Frontpage News 2013 The banks support ...

The banks support growth in society

20 November 2013

Comment by Louise C. Mogensen, Deputy Chief Executive at the Danish Bankers Association

This week, it is the Danish Growth- and Entrepreneur Week (Week 47). The campaign aims to inspire as many as possible to launch their own companies and make established businesses grow. Banks are often accused that they will not fund entrepreneurs and thus do not support the growth of society. It is a misconception that could be related to the fact that the concepts of risk capital and debt financing are often confused. I treat them separately.

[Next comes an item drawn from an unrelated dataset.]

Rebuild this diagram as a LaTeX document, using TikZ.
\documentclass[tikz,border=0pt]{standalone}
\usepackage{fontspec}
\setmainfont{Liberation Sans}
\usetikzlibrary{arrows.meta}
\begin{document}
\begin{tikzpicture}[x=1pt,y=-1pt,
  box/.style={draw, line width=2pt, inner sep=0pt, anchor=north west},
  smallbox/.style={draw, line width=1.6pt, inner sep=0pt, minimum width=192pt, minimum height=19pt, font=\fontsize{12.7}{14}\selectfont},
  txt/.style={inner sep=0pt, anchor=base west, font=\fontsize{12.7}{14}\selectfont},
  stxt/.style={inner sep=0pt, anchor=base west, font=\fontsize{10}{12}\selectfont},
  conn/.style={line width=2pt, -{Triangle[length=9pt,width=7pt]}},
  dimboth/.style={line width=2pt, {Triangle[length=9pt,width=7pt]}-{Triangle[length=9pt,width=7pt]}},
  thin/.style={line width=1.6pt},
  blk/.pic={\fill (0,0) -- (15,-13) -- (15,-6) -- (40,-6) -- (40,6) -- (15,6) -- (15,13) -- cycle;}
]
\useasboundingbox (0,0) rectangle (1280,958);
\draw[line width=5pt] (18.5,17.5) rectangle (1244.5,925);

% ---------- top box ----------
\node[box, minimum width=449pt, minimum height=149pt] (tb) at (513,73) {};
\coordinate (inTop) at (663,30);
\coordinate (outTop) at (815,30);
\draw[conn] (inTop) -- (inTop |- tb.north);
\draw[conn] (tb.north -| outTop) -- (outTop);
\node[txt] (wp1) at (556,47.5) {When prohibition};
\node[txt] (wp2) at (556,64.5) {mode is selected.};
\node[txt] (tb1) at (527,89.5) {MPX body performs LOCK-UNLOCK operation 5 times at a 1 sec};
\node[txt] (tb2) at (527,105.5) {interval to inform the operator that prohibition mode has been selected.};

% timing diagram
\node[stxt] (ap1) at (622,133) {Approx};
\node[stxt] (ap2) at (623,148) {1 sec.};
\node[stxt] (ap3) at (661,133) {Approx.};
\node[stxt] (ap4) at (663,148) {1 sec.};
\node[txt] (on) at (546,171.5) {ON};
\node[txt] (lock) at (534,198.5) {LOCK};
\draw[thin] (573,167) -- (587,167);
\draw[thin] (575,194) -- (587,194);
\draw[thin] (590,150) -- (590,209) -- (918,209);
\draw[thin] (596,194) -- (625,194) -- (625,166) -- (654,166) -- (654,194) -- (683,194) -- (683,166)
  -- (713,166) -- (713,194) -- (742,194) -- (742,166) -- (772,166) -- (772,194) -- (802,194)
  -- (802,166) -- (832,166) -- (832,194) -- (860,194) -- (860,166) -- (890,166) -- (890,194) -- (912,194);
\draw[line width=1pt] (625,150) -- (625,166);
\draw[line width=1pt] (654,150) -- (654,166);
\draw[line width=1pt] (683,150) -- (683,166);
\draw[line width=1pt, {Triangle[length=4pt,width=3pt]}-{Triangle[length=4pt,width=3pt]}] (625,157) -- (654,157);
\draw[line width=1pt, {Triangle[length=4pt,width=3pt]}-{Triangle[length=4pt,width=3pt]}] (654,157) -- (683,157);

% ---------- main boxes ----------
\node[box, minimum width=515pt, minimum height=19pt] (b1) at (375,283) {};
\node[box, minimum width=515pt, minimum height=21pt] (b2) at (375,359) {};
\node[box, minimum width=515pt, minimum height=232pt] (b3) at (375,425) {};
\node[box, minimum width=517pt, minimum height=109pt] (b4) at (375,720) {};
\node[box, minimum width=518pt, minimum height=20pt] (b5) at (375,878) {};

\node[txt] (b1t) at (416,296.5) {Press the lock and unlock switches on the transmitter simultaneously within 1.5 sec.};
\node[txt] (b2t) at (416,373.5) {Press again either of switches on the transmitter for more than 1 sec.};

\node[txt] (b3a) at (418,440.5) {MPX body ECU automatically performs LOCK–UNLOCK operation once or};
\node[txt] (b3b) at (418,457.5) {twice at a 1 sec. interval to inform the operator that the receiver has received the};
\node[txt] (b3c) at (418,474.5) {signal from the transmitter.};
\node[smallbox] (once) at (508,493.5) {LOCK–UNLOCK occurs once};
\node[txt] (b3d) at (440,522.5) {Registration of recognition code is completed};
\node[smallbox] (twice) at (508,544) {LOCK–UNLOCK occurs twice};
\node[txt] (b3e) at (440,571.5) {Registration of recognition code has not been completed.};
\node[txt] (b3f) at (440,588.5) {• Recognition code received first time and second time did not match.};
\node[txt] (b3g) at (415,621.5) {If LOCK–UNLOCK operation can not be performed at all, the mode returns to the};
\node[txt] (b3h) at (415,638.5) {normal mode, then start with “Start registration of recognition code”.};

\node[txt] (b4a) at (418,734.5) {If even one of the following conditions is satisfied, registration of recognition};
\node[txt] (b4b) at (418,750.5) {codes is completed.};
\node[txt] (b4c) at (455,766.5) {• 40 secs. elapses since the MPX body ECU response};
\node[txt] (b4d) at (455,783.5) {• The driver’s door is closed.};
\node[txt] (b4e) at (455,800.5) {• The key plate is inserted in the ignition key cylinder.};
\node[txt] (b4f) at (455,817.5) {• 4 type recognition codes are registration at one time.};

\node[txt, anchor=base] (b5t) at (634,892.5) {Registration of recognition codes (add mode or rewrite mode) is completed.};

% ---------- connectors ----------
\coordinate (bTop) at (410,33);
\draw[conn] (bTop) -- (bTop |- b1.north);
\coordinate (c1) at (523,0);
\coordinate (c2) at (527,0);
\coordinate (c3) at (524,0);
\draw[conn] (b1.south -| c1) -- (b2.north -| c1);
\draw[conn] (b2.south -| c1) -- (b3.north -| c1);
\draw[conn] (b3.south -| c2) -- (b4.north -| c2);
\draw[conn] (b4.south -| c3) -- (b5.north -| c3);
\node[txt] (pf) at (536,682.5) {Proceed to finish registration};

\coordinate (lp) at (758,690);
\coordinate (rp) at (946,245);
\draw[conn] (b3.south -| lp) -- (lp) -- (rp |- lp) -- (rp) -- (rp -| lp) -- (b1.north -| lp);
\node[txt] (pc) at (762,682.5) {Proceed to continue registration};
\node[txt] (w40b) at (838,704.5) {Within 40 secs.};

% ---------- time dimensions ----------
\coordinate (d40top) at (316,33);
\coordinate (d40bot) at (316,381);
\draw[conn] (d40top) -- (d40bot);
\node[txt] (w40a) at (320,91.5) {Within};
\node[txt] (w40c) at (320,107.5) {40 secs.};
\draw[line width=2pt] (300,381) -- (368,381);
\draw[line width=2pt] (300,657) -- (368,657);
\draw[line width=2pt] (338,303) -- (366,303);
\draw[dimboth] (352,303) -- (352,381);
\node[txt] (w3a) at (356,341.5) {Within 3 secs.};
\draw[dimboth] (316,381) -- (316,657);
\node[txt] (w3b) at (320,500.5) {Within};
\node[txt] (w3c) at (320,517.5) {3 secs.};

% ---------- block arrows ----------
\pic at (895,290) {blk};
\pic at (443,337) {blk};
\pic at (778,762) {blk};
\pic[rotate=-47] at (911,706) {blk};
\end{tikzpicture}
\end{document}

Risk capital - or venture capital - the capital invested when either individuals or professional investors buy shares in new companies. The capital is among other things used to develop new products and/or launch them. Banks should generally not buy shares in a company, unless what they invested in is in natural extension of banking or there are special circumstances that apply. This is according to the Financial Business Act.
 
Banks may play another important role. A company can get loan financing in the bank if the company can demonstrate that it can run a healthy business, including making money and if it can provide collateral. The bank must have a reasonable assurance that the money will come back again. Let me illustrate with a calculation. A bank lends out 100 DKK at an interest rate of 10 percent. It provides an annual income of 10 DKK. If a company goes bankrupt, the bank may lose those 100 DKK, if collateral for the loan is not provided. This means that 10 other similar customers are to pay their payments and fees before the loss is recouped again. And I have not even taken into account the bank's fixed costs or returns to shareholders.
 
Unfortunately, it is far more than every 11 company that goes bankrupt among start-ups. According to the Danish Business Authority’s Entrepreneurship Index from 2012, 19,333 new businesses started in 2004. Barely half existed after five years.
 
Therefore, the banks are in a situation where they not only through higher prices can cover the relatively high risk by financing entrepreneurs. As I mentioned, banks may not, even as investors, take part in a potential gain (upside) for the entrepreneur if it goes well. Banks can only cover any losses from the interest rate that the remaining customers pay. Therefore, it is difficult for an entrepreneur to get debt financing for the development of a new technology or product, or if the business is a start-up and has limited collateral and no history. However, the probability of getting loan financing in the bank increases considerably if the entrepreneur can obtain venture capital, for example from an investor.
 
But where should the entrepreneur seek venture capital? The entrepreneur can actively seek out investors and be willing to pay the "price" in terms of influence, that is, accept co-owners. However, the entrepreneur should push himself and provide equity financing. It is always easier to let go of the idea, if you do not have any money at stake. And why should others be interested in taking a risk if the entrepreneur is not? The entrepreneur as an owner gets part of the potential upside, but also part of a possible downside. It makes the entrepreneur make more rational decisions and not take on excessive risks.
 
I would also urge that the entrepreneur makes use of all the consultants and specialists he or she has access to. Find an auditor, go to Væksthuset and seek advice from the bank. Banks are used to assess budgets, financial reports, ask the right questions, and they have a network they can activate, which can help with inspiration, knowledge and possible partnerships for the entrepreneur.
 
The bank is interested in giving the entrepreneur a successful start. When the company starts making money, the bank can assist with an overdraft facility. If the company over time demonstrates sustained stable earnings and cash flow, there is fertile ground for expanding its facilities with the bank, for example with loan financing.
 
Thus, there is no contradiction between banks and entrepreneurs. However, there is a need for clarity about the role banks can and are allowed to play in the financing of new companies.